▶ _Aim of the exercise_:
Your task is to copy the listing exactly. Drop any pictures from the copy.

>> BEGIN

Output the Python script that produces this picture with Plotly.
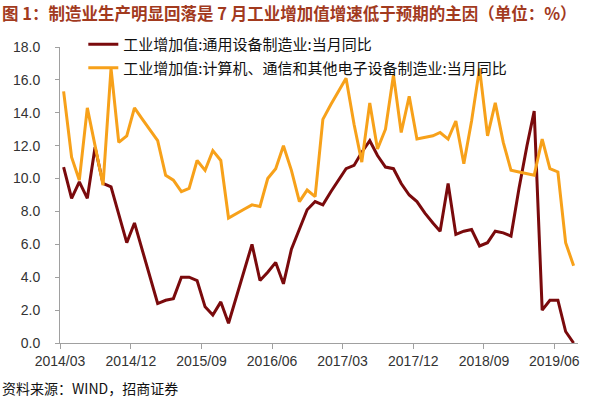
import plotly.graph_objects as go
import pandas as pd

# Monthly data, 2014/03 .. 2019/08
months = pd.date_range("2014-03-01", "2019-08-01", freq="MS")
x_dates = [d + pd.Timedelta(days=14) for d in months]

general_equipment = [
    10.7, 8.8, 9.8, 8.8, 11.9, 9.7, 9.5, 7.8, 6.1, 7.3,
    5.6, 4.0, 2.4, 2.6, 2.7, 4.0, 4.0, 3.8, 2.2, 1.7,
    2.5, 1.2, 2.8, 4.5, 6.0, 3.8, 4.3, 4.9, 3.6, 5.7,
    6.9, 8.1, 8.6, 8.4, 9.2, 9.9, 10.6, 10.8, 11.6, 12.3,
    11.4, 10.7, 10.6, 9.7, 9.0, 8.6, 7.9, 7.3, 6.8, 9.7,
    6.6, 6.8, 6.9, 5.9, 6.1, 6.8, 6.7, 6.5, 9.4, 12.0,
    14.1, 2.0, 2.6, 2.6, 0.7, 0.0,
]
electronics = [
    15.3, 11.3, 9.9, 14.3, 12.0, 9.6, 16.7, 12.2, 12.6, 14.3,
    13.6, 12.9, 12.3, 10.2, 9.9, 9.2, 9.4, 11.1, 10.5, 11.7,
    11.1, 7.6, 7.9, 8.15, 8.4, 8.3, 10.0, 10.6, 12.0, 10.5,
    8.6, 9.3, 8.9, 13.6, 14.5, 15.3, 16.1, 13.3, 11.0, 14.6,
    11.8, 13.0, 16.3, 12.8, 15.0, 12.4, 12.5, 12.6, 12.8, 12.4,
    13.5, 10.9, 13.5, 16.7, 12.6, 14.6, 12.2, 10.5, 10.4, 10.3,
    10.2, 12.4, 10.6, 10.4, 6.1, 4.7,
]

tick_dates = ["2014-03-01", "2014-12-01", "2015-09-01", "2016-06-01",
              "2017-03-01", "2017-12-01", "2018-09-01", "2019-06-01"]
tick_labels = ["2014/03", "2014/12", "2015/09", "2016/06",
               "2017/03", "2017/12", "2018/09", "2019/06"]
y_ticks = [0, 2, 4, 6, 8, 10, 12, 14, 16, 18]

name1 = "工业增加值:通用设备制造业:当月同比"
name2 = "工业增加值:计算机、通信和其他电子设备制造业:当月同比"

fig = go.Figure()
fig.add_trace(go.Scatter(x=x_dates, y=general_equipment, mode="lines", name=name1,
                         legendgroup="a",
                         line=dict(color="#7A0A0C", width=3)))
fig.add_trace(go.Scatter(x=x_dates, y=electronics, mode="lines", name=name2,
                         legendgroup="b",
                         line=dict(color="#F7A11A", width=3)))

font_family = "Liberation Sans, Noto Sans CJK SC, sans-serif"

fig.update_layout(
    width=600, height=398,
    margin=dict(l=60, r=22, t=47, b=55),
    paper_bgcolor="white", plot_bgcolor="white",
    font=dict(family=font_family, size=14, color="#333333"),
    showlegend=True,
    legend=dict(x=0.045, y=1.064, xanchor="left", yanchor="top",
                bgcolor="rgba(0,0,0,0)", font=dict(size=15, color="#111111",
                family="Noto Sans CJK SC, sans-serif"),
                tracegroupgap=1, itemwidth=30),
    xaxis=dict(type="date", range=["2014-03-01", "2019-09-01"],
               tickvals=tick_dates, ticktext=tick_labels,
               showgrid=False, zeroline=False,
               showline=True, linecolor="#A0A0A0", linewidth=1,
               ticks="outside", ticklen=5, tickcolor="#A0A0A0",
               tickfont=dict(size=14, color="#333333")),
    yaxis=dict(range=[0, 18], tickvals=y_ticks, tickformat=".1f",
               showgrid=False, zeroline=False,
               showline=True, linecolor="#A0A0A0", linewidth=1,
               ticks="outside", ticklen=4, tickcolor="#A0A0A0",
               ticklabelstandoff=12,
               tickfont=dict(size=14, color="#333333")),
)

fig.add_annotation(text="<b>图 1：制造业生产明显回落是 7 月工业增加值增速低于预期的主因（单位：%）</b>",
                   xref="paper", yref="paper", x=-0.115, y=1.0, xanchor="left", yanchor="middle",
                   yshift=34, showarrow=False,
                   font=dict(size=16.5, color="#A23A1E", family="Noto Sans CJK SC, sans-serif"))
fig.add_annotation(text="资料来源：WIND，招商证券",
                   xref="paper", yref="paper", x=-0.115, y=0, xanchor="left", yanchor="middle",
                   yshift=-45, showarrow=False,
                   font=dict(size=14, color="#111111", family="Noto Sans CJK SC, sans-serif"))

fig.write_html("out.html", config={"displayModeBar": False},
               post_script="document.body.style.margin='0';")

>> END

▶ _Output of the task_:
Output the Python script that produces this picture with Plotly.
import plotly.graph_objects as go
import pandas as pd

# Monthly data, 2014/03 .. 2019/08
months = pd.date_range("2014-03-01", "2019-08-01", freq="MS")
x_dates = [d + pd.Timedelta(days=14) for d in months]

general_equipment = [
    10.7, 8.8, 9.8, 8.8, 11.9, 9.7, 9.5, 7.8, 6.1, 7.3,
    5.6, 4.0, 2.4, 2.6, 2.7, 4.0, 4.0, 3.8, 2.2, 1.7,
    2.5, 1.2, 2.8, 4.5, 6.0, 3.8, 4.3, 4.9, 3.6, 5.7,
    6.9, 8.1, 8.6, 8.4, 9.2, 9.9, 10.6, 10.8, 11.6, 12.3,
    11.4, 10.7, 10.6, 9.7, 9.0, 8.6, 7.9, 7.3, 6.8, 9.7,
    6.6, 6.8, 6.9, 5.9, 6.1, 6.8, 6.7, 6.5, 9.4, 12.0,
    14.1, 2.0, 2.6, 2.6, 0.7, 0.0,
]
electronics = [
    15.3, 11.3, 9.9, 14.3, 12.0, 9.6, 16.7, 12.2, 12.6, 14.3,
    13.6, 12.9, 12.3, 10.2, 9.9, 9.2, 9.4, 11.1, 10.5, 11.7,
    11.1, 7.6, 7.9, 8.15, 8.4, 8.3, 10.0, 10.6, 12.0, 10.5,
    8.6, 9.3, 8.9, 13.6, 14.5, 15.3, 16.1, 13.3, 11.0, 14.6,
    11.8, 13.0, 16.3, 12.8, 15.0, 12.4, 12.5, 12.6, 12.8, 12.4,
    13.5, 10.9, 13.5, 16.7, 12.6, 14.6, 12.2, 10.5, 10.4, 10.3,
    10.2, 12.4, 10.6, 10.4, 6.1, 4.7,
]

tick_dates = ["2014-03-01", "2014-12-01", "2015-09-01", "2016-06-01",
              "2017-03-01", "2017-12-01", "2018-09-01", "2019-06-01"]
tick_labels = ["2014/03", "2014/12", "2015/09", "2016/06",
               "2017/03", "2017/12", "2018/09", "2019/06"]
y_ticks = [0, 2, 4, 6, 8, 10, 12, 14, 16, 18]

name1 = "工业增加值:通用设备制造业:当月同比"
name2 = "工业增加值:计算机、通信和其他电子设备制造业:当月同比"

fig = go.Figure()
fig.add_trace(go.Scatter(x=x_dates, y=general_equipment, mode="lines", name=name1,
                         legendgroup="a",
                         line=dict(color="#7A0A0C", width=3)))
fig.add_trace(go.Scatter(x=x_dates, y=electronics, mode="lines", name=name2,
                         legendgroup="b",
                         line=dict(color="#F7A11A", width=3)))

font_family = "Liberation Sans, Noto Sans CJK SC, sans-serif"

fig.update_layout(
    width=600, height=398,
    margin=dict(l=60, r=22, t=47, b=55),
    paper_bgcolor="white", plot_bgcolor="white",
    font=dict(family=font_family, size=14, color="#333333"),
    showlegend=True,
    legend=dict(x=0.045, y=1.064, xanchor="left", yanchor="top",
                bgcolor="rgba(0,0,0,0)", font=dict(size=15, color="#111111",
                family="Noto Sans CJK SC, sans-serif"),
                tracegroupgap=1, itemwidth=30),
    xaxis=dict(type="date", range=["2014-03-01", "2019-09-01"],
               tickvals=tick_dates, ticktext=tick_labels,
               showgrid=False, zeroline=False,
               showline=True, linecolor="#A0A0A0", linewidth=1,
               ticks="outside", ticklen=5, tickcolor="#A0A0A0",
               tickfont=dict(size=14, color="#333333")),
    yaxis=dict(range=[0, 18], tickvals=y_ticks, tickformat=".1f",
               showgrid=False, zeroline=False,
               showline=True, linecolor="#A0A0A0", linewidth=1,
               ticks="outside", ticklen=4, tickcolor="#A0A0A0",
               ticklabelstandoff=12,
               tickfont=dict(size=14, color="#333333")),
)

fig.add_annotation(text="<b>图 1：制造业生产明显回落是 7 月工业增加值增速低于预期的主因（单位：%）</b>",
                   xref="paper", yref="paper", x=-0.115, y=1.0, xanchor="left", yanchor="middle",
                   yshift=34, showarrow=False,
                   font=dict(size=16.5, color="#A23A1E", family="Noto Sans CJK SC, sans-serif"))
fig.add_annotation(text="资料来源：WIND，招商证券",
                   xref="paper", yref="paper", x=-0.115, y=0, xanchor="left", yanchor="middle",
                   yshift=-45, showarrow=False,
                   font=dict(size=14, color="#111111", family="Noto Sans CJK SC, sans-serif"))

fig.write_html("out.html", config={"displayModeBar": False},
               post_script="document.body.style.margin='0';")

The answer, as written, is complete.